Multilayer Evolving Fuzzy Neural Networks With Self-Adaptive Dimensionality Compression for High-Dimensional Data Classification
Xiaowei Gu, Qiang Ni, Qiang Shen
Abstract
High-dimensional data classification is widely considered as a challenging task in machine learning due to the so-called “curse of dimensionality.” In this article, a novel multilayer jointly evolving and compressing fuzzy neural network (MECFNN) is proposed to learn highly compact multilevel latent representations from high-dimensional data. As a metalevel stacking ensemble system, each layer of MECFNN is based on a single jointly evolving and compressing neural fuzzy inference system (ECNFIS) that self-organizes a set of human-interpretable fuzzy rules from input data in a samplewise manner to perform approximate reasoning. ECNFISs associate a unique compressive projection matrix to each individual fuzzy rule to compress the consequent part into a tighter form, removing redundant information while boosting the diversity within the stacking ensemble.
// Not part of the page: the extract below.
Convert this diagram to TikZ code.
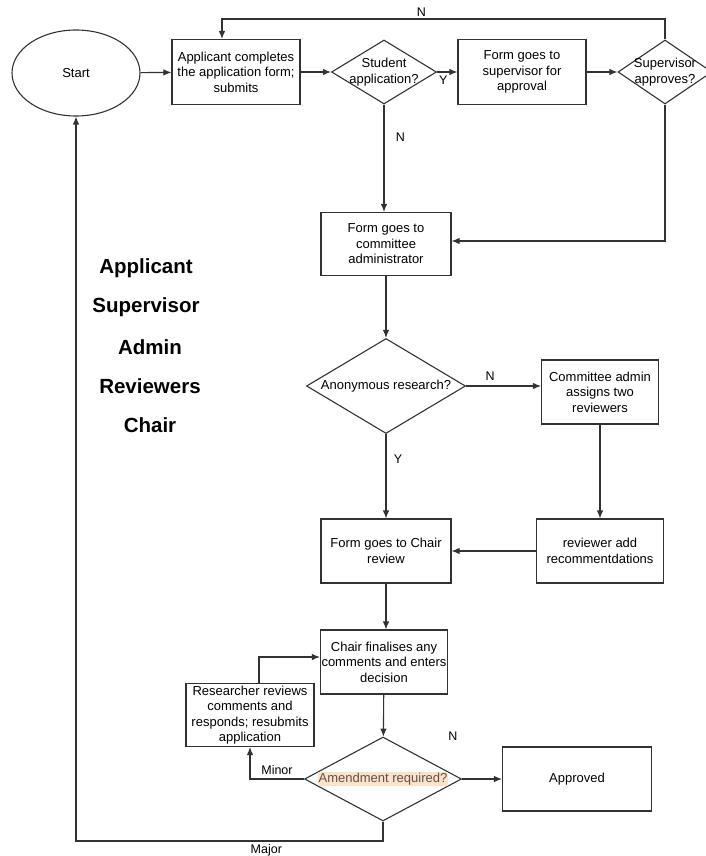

The compressive projection matrices of the cascading ECNFISs are self-updating to minimize the prediction errors via error backpropagation together with the consequent parameters, empowering MECFNN to learn more meaningful, discriminative representations from data at multiple levels of abstraction. An adaptive activation control scheme is further introduced in MECFNN to dynamically exclude less activated fuzzy rules, effectively reducing the computational complexity and fostering generalization. Numerical examples on popular high-dimensional classification problems demonstrate the efficacy of MECFNN.